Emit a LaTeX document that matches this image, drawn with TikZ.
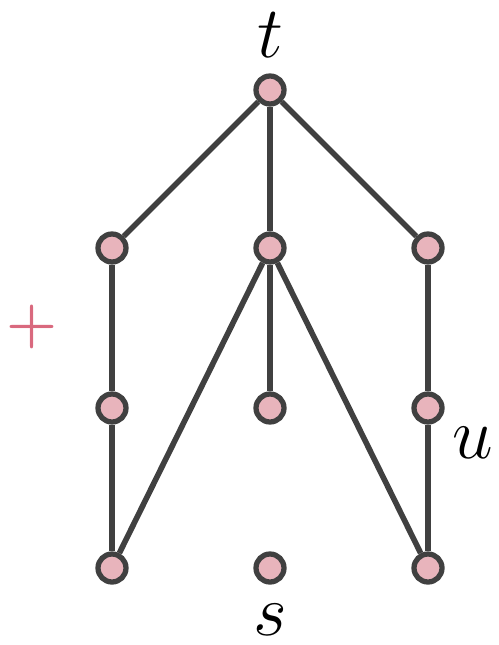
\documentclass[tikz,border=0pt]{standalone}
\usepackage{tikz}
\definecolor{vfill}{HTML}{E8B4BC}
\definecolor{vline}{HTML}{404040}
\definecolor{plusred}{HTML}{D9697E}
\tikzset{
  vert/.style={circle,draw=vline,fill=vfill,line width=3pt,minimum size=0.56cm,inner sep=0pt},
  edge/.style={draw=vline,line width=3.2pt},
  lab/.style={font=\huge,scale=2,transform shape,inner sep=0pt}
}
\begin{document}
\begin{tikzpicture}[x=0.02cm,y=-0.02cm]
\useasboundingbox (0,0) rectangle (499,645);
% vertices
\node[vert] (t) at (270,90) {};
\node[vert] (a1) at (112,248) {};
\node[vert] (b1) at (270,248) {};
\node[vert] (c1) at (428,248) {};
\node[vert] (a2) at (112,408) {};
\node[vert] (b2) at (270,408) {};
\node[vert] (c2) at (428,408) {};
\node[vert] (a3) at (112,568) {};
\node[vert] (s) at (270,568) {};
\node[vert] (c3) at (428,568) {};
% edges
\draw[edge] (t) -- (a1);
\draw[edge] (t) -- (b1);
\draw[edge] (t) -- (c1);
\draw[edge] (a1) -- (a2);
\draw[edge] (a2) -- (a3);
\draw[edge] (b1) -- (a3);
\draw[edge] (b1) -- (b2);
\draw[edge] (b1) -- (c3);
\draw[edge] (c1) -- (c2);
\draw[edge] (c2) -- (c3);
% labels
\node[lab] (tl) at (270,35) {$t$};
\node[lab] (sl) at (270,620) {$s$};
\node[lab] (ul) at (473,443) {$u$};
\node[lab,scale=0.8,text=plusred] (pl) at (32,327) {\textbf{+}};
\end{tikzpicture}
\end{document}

§

** WHAT IS REQUIRED **
Transcribe all the data word for word; the images stay out.

** TASK SOLUTION **
Emit a LaTeX document that matches this image, drawn with TikZ.
\documentclass[tikz,border=0pt]{standalone}
\usepackage{tikz}
\definecolor{vfill}{HTML}{E8B4BC}
\definecolor{vline}{HTML}{404040}
\definecolor{plusred}{HTML}{D9697E}
\tikzset{
  vert/.style={circle,draw=vline,fill=vfill,line width=3pt,minimum size=0.56cm,inner sep=0pt},
  edge/.style={draw=vline,line width=3.2pt},
  lab/.style={font=\huge,scale=2,transform shape,inner sep=0pt}
}
\begin{document}
\begin{tikzpicture}[x=0.02cm,y=-0.02cm]
\useasboundingbox (0,0) rectangle (499,645);
% vertices
\node[vert] (t) at (270,90) {};
\node[vert] (a1) at (112,248) {};
\node[vert] (b1) at (270,248) {};
\node[vert] (c1) at (428,248) {};
\node[vert] (a2) at (112,408) {};
\node[vert] (b2) at (270,408) {};
\node[vert] (c2) at (428,408) {};
\node[vert] (a3) at (112,568) {};
\node[vert] (s) at (270,568) {};
\node[vert] (c3) at (428,568) {};
% edges
\draw[edge] (t) -- (a1);
\draw[edge] (t) -- (b1);
\draw[edge] (t) -- (c1);
\draw[edge] (a1) -- (a2);
\draw[edge] (a2) -- (a3);
\draw[edge] (b1) -- (a3);
\draw[edge] (b1) -- (b2);
\draw[edge] (b1) -- (c3);
\draw[edge] (c1) -- (c2);
\draw[edge] (c2) -- (c3);
% labels
\node[lab] (tl) at (270,35) {$t$};
\node[lab] (sl) at (270,620) {$s$};
\node[lab] (ul) at (473,443) {$u$};
\node[lab,scale=0.8,text=plusred] (pl) at (32,327) {\textbf{+}};
\end{tikzpicture}
\end{document}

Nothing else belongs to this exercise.